Bianca Tylek, the founder and executive director of Worth Rises, an advocacy group that focuses on profiteering in US prisons, says her organization helped DOCCS negotiate down JPay’s fees in 2019. Tylek thinks the state should move towards an in-house payment system instead of choosing a different telecom vendor.

“When you think about it, it’s just so ridiculous. The state already goes in-house for everything else. Parking tickets, license plate registrations, you don’t pay for those through some external provider that charges fees, you pay for them on the state website,” Tylek said. “And it’s not like [JPay] is offering quality services. And they’re expensive, and the state isn’t even collecting money on it. It’s just illogical.”
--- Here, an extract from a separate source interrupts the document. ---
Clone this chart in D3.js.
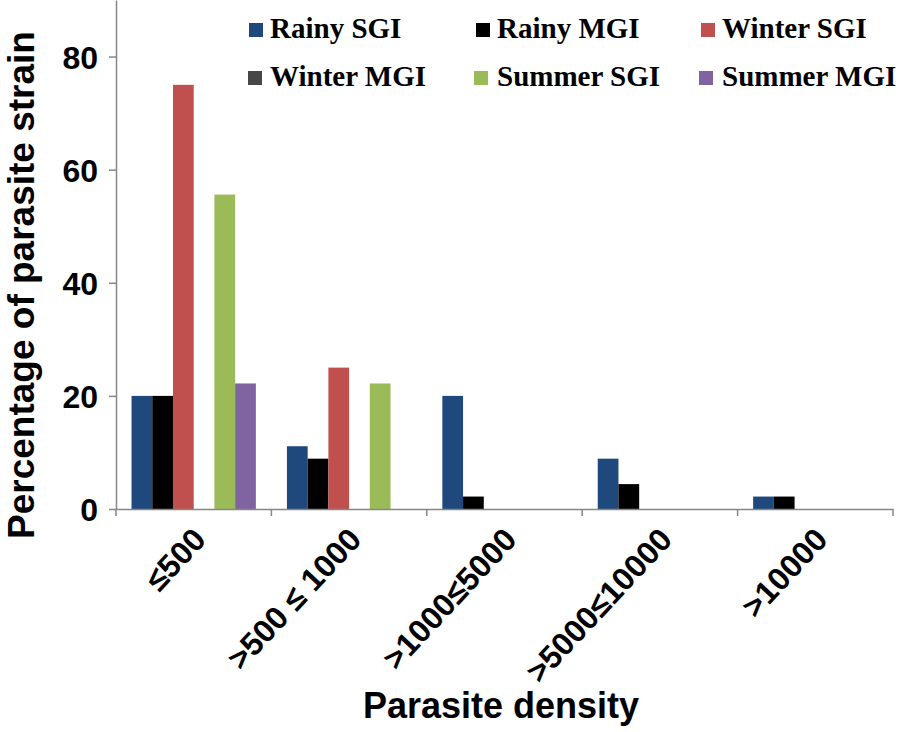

IT’S THE FIRST TIME JPay’s fees for money transfers are all below $5, the inmate deposit fee limit mandated by state law. JPay had previously charged as much as $11.99 for transfer fees thanks to an exception to the law granted by DOCCS each year since 2007, which JPay argued it couldn’t operate without, costing New Yorkers hundreds of thousands of dollars each year in additional fees.

JPay’s application for the exception in 2020 called its prices “within a standard range of fees charged for similar Kiosk services elsewhere.” In 2019, it called them “demonstrably affordable to both the companies and the public.”
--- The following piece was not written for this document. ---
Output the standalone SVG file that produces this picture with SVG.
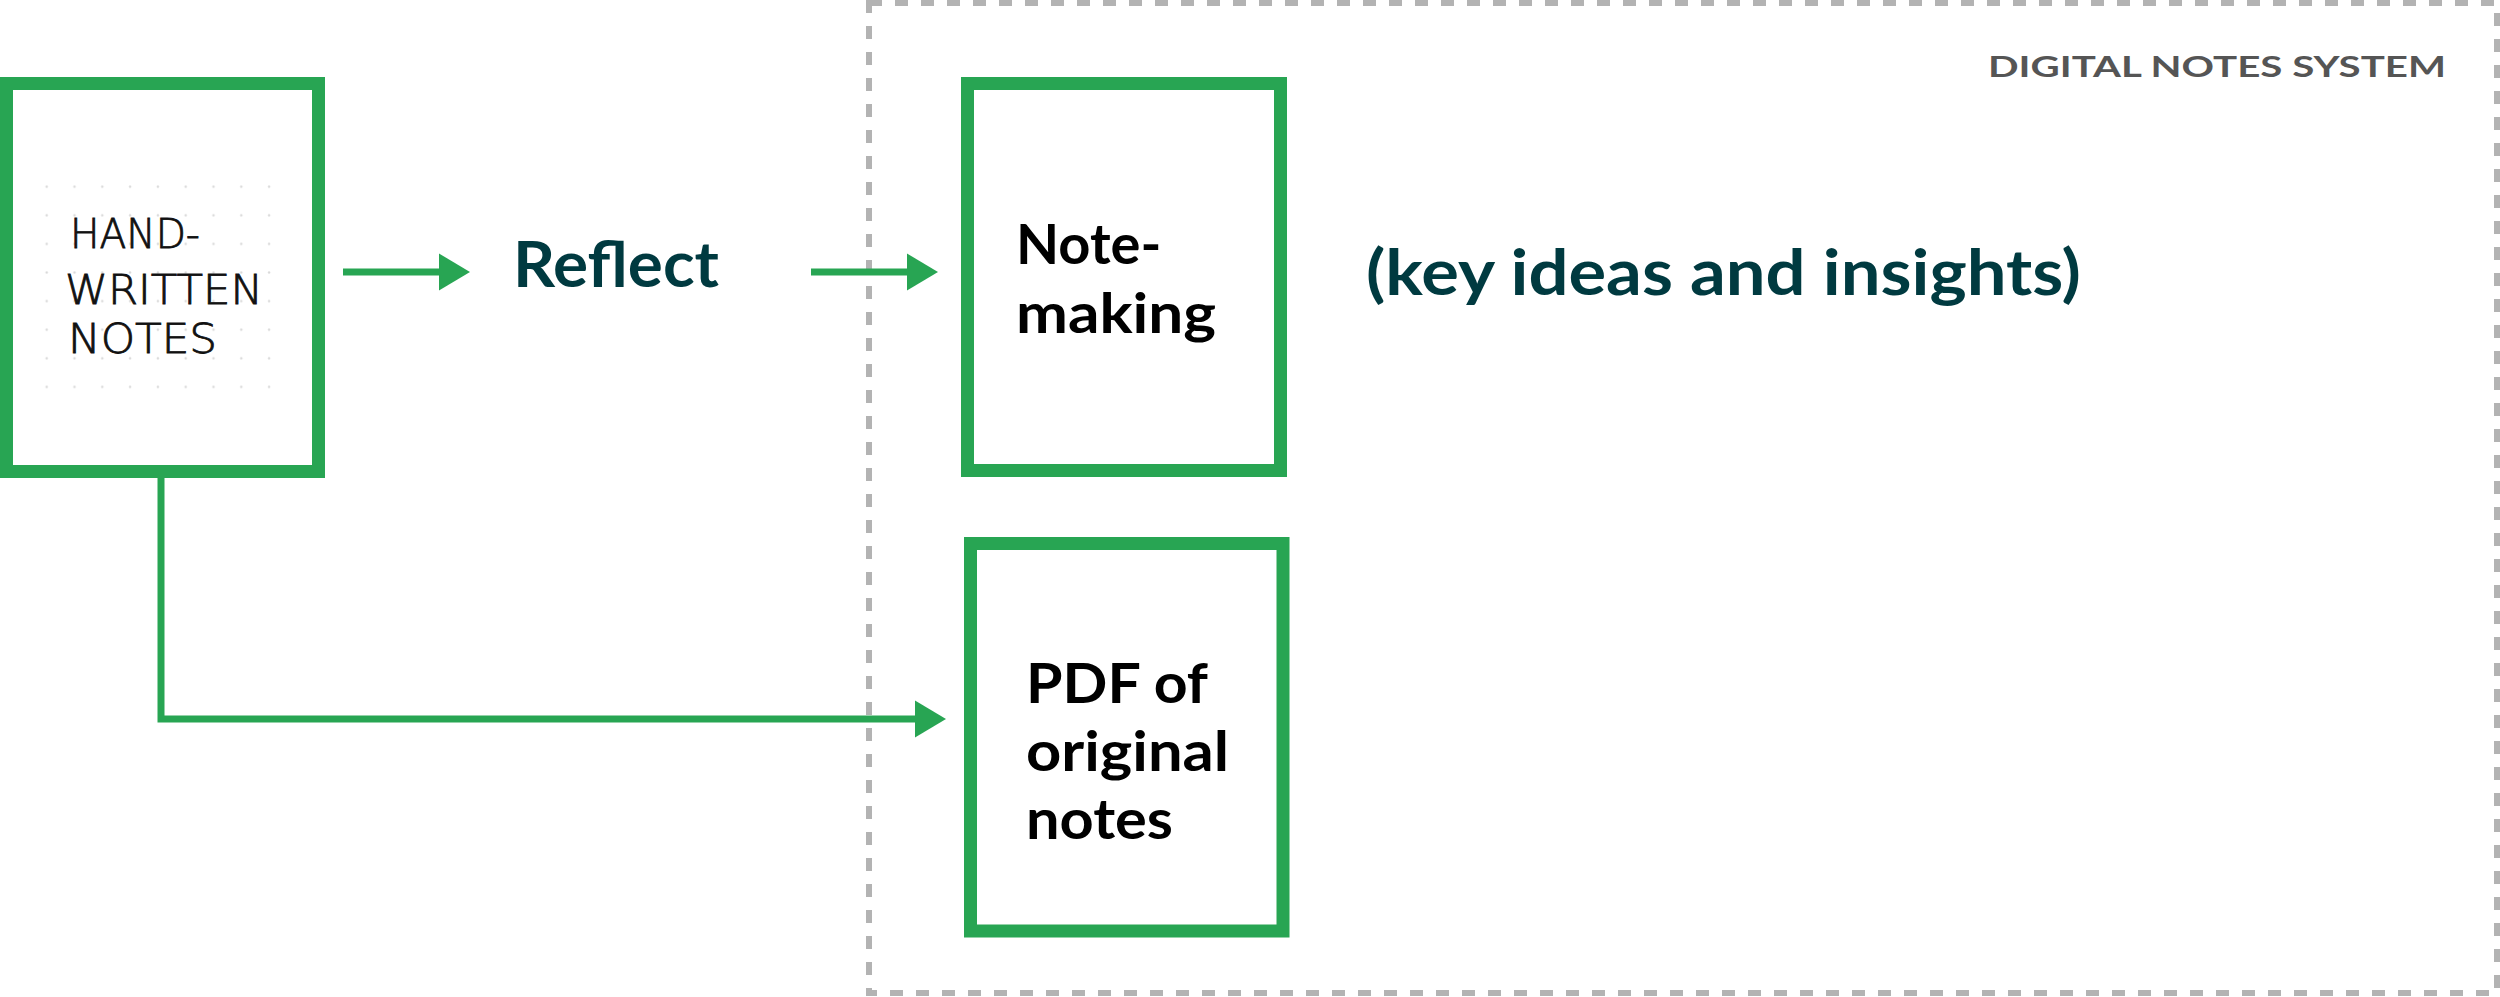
<svg xmlns="http://www.w3.org/2000/svg" width="2500" height="997" viewBox="0 0 2500 997">
  <style>
    .box { fill: #ffffff; stroke: #28a553; stroke-width: 13; }
    .conn { fill: none; stroke: #28a553; stroke-width: 7; }
    .label { font-family: Lato, "Liberation Sans", sans-serif; font-weight: 700; fill: #003a40; font-size: 64px; }
    .node { font-family: Lato, "Liberation Sans", sans-serif; font-weight: 700; fill: #000000; font-size: 56px; }
    .hand { font-family: "DejaVu Sans", "Liberation Sans", sans-serif; font-weight: 200; fill: #111111; stroke: #111111; stroke-width: 0.8; font-size: 40px; }
    .sys { font-family: Lato, "Liberation Sans", sans-serif; font-weight: 700; fill: #555555; font-size: 28px; }
  </style>
  <defs>
    <marker id="arrow" markerUnits="userSpaceOnUse" markerWidth="32" markerHeight="37" refX="2" refY="18.5" orient="auto" overflow="visible">
      <path d="M0,0 L31,18.5 L0,37 Z" fill="#28a553"/>
    </marker>
    <pattern id="dots" patternUnits="userSpaceOnUse" x="32.8" y="172.4" width="27.8" height="28.6">
      <circle cx="13.9" cy="14.3" r="1.2" fill="#d9d9d9"/>
    </pattern>
  </defs>

  <rect x="0" y="0" width="2500" height="997" fill="#ffffff"/>

  <g id="digital-notes-system">
    <rect x="869" y="3" width="1628" height="990" fill="none" stroke="#b3b3b3" stroke-width="6" stroke-dasharray="13 13"/>
    <text class="sys" x="2446" y="77" text-anchor="end" textLength="458" lengthAdjust="spacingAndGlyphs">DIGITAL NOTES SYSTEM</text>
  </g>

  <g id="connectors">
    <line class="conn" x1="343" y1="272" x2="441" y2="272" marker-end="url(#arrow)"/>
    <line class="conn" x1="811" y1="272" x2="909" y2="272" marker-end="url(#arrow)"/>
    <path class="conn" d="M161,477 V719 H917" marker-end="url(#arrow)"/>
  </g>

  <g id="handwritten-notes">
    <rect class="box" x="6.5" y="83.5" width="312" height="388"/>
    <rect x="32.8" y="172.4" width="250.2" height="228.8" fill="url(#dots)"/>
    <text class="hand" x="70" y="248" textLength="130" lengthAdjust="spacingAndGlyphs">HAND-</text>
    <text class="hand" x="65" y="304" textLength="198" lengthAdjust="spacingAndGlyphs">WRITTEN</text>
    <text class="hand" x="68" y="353" textLength="149" lengthAdjust="spacingAndGlyphs">NOTES</text>
  </g>

  <g id="reflect">
    <text class="label" x="513" y="287" textLength="206" lengthAdjust="spacingAndGlyphs">Reflect</text>
  </g>

  <g id="note-making">
    <rect class="box" x="967.5" y="83.5" width="313" height="387"/>
    <text class="node" x="1016" y="264">Note-</text>
    <text class="node" x="1016" y="333" textLength="200" lengthAdjust="spacingAndGlyphs">making</text>
  </g>

  <g id="key-ideas">
    <text class="label" x="1366" y="295" textLength="715" lengthAdjust="spacingAndGlyphs">(key ideas and insights)</text>
  </g>

  <g id="pdf-original-notes">
    <rect class="box" x="970.5" y="543.5" width="312.5" height="387.5"/>
    <text class="node" x="1026" y="703" textLength="182" lengthAdjust="spacingAndGlyphs">PDF of</text>
    <text class="node" x="1026" y="771" textLength="203" lengthAdjust="spacingAndGlyphs">original</text>
    <text class="node" x="1026" y="839" textLength="147" lengthAdjust="spacingAndGlyphs">notes</text>
  </g>
</svg>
The company told New York Focus its new prices would “make it even easier for loved ones to stay connected.”

A DOCCS spokesperson suggested the department may be looking to cut costs further. “In the coming months, DOCCS will evaluate other potential vendors, including JPay, to plot a path forward in delivering services at the lowest possible rates,” the spokesperson said.
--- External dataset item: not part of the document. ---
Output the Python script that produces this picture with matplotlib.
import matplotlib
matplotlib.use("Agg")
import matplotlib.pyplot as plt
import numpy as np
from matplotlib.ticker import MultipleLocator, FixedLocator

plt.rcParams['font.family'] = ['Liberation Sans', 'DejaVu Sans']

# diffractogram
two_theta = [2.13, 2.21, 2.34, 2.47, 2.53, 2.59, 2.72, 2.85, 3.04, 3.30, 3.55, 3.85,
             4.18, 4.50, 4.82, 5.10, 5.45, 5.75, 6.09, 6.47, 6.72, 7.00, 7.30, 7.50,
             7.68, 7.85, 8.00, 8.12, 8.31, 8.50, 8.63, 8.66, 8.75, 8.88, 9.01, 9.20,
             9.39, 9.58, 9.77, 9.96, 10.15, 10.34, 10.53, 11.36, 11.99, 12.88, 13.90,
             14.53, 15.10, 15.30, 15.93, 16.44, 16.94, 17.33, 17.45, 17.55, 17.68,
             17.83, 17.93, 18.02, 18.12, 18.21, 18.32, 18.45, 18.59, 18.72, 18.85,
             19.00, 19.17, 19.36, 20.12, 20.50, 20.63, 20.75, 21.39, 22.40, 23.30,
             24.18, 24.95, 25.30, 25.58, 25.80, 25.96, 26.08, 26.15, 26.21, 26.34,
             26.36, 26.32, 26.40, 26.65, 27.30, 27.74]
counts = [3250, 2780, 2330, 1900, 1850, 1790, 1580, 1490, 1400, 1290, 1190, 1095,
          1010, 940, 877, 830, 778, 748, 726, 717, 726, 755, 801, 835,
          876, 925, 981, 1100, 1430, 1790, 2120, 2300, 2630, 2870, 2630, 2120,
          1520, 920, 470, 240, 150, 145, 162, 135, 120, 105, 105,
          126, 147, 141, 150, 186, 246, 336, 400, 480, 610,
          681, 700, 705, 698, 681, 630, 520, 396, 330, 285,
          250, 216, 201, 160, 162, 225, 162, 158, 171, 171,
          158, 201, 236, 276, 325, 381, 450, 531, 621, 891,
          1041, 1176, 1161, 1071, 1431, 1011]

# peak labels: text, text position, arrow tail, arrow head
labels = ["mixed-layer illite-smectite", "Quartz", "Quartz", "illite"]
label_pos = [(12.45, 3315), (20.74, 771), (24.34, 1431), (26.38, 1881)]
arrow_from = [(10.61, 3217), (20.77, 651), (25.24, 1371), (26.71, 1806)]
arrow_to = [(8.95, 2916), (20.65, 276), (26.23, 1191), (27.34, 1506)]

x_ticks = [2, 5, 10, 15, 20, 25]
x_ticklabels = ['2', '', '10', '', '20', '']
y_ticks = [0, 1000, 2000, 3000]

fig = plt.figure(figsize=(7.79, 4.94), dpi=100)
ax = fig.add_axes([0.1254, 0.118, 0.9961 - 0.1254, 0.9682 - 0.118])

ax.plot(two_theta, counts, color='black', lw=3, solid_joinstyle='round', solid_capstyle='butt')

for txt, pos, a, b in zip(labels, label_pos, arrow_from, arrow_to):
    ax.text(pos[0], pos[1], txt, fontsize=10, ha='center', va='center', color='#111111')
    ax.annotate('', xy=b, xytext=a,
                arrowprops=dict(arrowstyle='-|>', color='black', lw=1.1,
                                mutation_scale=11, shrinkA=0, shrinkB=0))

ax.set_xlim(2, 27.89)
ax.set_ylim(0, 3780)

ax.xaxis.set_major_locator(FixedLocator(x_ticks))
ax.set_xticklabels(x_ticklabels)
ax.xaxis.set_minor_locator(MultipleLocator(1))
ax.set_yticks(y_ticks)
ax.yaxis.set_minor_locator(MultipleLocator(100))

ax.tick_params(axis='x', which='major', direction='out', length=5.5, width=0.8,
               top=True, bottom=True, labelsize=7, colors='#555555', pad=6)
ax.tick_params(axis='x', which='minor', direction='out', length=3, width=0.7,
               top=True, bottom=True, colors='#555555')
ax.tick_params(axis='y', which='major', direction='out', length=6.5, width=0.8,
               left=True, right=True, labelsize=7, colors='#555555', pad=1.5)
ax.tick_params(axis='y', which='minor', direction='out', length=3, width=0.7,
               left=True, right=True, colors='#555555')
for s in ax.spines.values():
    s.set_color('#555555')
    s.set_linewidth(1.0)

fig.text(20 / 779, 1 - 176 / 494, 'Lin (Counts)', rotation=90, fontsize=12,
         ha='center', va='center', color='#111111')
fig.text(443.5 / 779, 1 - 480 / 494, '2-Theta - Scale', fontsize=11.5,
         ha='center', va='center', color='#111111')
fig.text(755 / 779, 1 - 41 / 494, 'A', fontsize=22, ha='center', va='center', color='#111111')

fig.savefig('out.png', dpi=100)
JPay’s services are also offered in city jails through county-level contracts separate from DOCCS. The Rikers Island Central Cashier, which processes financial transactions in New York City jails, told New York Focus it makes sense for the jails to choose the same vendor as the state to make transferring funds easier.

Money transferred to an incarcerated person’s account through JPay can be used to buy commissaries like soda, instant noodles, and coffee. The Central Cashier’s office said it processes around $20,000 of JPay deposits to the 5,000 inmates of Rikers Island each day.

Wages behind bars are extremely low — at Rikers, they range from 55 cents to $1.45 an hour — but prices for commissaries are the same as they would be at a normal store. A packet of cashews off the state’s commissary list, for example, costs $3.25.

A pair of JPay machines on Rikers Island | Eli Tan

Carlos Rosario, a Bronx resident who was released from Rikers Island in October after spending three months incarcerated, says JPay’s services are ridden with glitches, and that fees are so high that many incarcerated people can’t afford them.

“The biggest complaint about JPay is that none of it works. And if it did, it’d still be too expensive for people to use,” said Rosario.

In 2016, city legislators crafted a bill that would limit inmate transfer fees to 1 percent of the total deposit, but it was never brought to a vote. JPay claimed the law would have slashed its revenues by 93 percent. Margaret Chin, the former City Council member who sponsored the bill, declined New York Focus’s request for comment.

The Fines and Fees Justice Center, an organization that works to cover the costs of prison-related fees, said costs imposed by third party vendors like JPay extend beyond incarcerated people.

“There are many different ways that the telecom industry preys on incarcerated people. And I say incarcerated people, but it’s mostly their families,” said Antonya Jeffrey, the New York director of the organization. “And there’s a clear demonstration that women bear the brunt of these fines and fees as the majority head of households. So we’re trying to support that group as much as anyone.”

Jeffrey added she was surprised to hear that DOCCS had restructured its contract without a formal announcement.

IN 2022, LEADERSHIP at JPay looks different than it did 15 years ago, as does the country’s prison tech landscape. When JPay signed its first contract with DOCCS in 2007, it was helmed by Ryan Shapiro and Errol Feldman, a pair of childhood friends from Miami fresh out of law school. Prison technology in the US was nascent but on the rise, and the company’s services were being used in just a handful of states.

Feldman left the company after it was acquired by Securus in 2017, and Shapiro is facing a five-year prison sentence for insider trading, having left JPay in 2015. But the company’s reach has never been greater — Securus estimates 1.9 million incarcerated people across 34 states are JPay customers, reporting a $363 million profit in the 2021 fiscal year, a major slice of the country’s $1.2 billion prison telecommunications industry.

JPay’s 15-year run in New York has involved considerable public controversy. In 2016, the company’s contract with the state was investigated by Attorney General Letitia James after a report in the New York Daily News alleged that Norman Seabrook, the former correction officer union leader, lobbied hard for the initial deal to be made without a bidding war by other vendors. Seabrook denied the allegations and nothing came of the investigation, allowing JPay to sign a five-year extension the following year.

Less than two years later, Seabrook was convicted of accepting a $60,000 bribe from Murray Huberfeld, an executive at the hedge fund Platinum Partners. The bribe led Seabrook to invest $20 million of the union’s pension in Huberfield’s fund, losing $19 million of it.

Huberfield is also the neighbor and longtime friend of Shapiro. In 2016, Huberfield donated $125,000 to the Miami Beach synagogue Shapiro serves on the board of, the New York Daily News reported.

In 2021, JPay was forced to pay $6 million in fines and restitution from claims brought by the Consumer Financial Protection Bureau after illegally charging fees to incarcerated people in order for them to access their own funds. JPay’s contract with the state remained intact through it all.

DOCCS declined to say which companies other than JPay it’s eyeing for a new telecom contract, or whether it plans to take a commission on fees or to go in-house like advocates have suggested.

And if JPay’s contract is not renewed?

“Good riddance,” Rosario said.

Correction: Murray Huberfeld is an executive at Platinum Partners, which has no relationship with Securus, not at Platinum Equity Partners, the financier of Securus.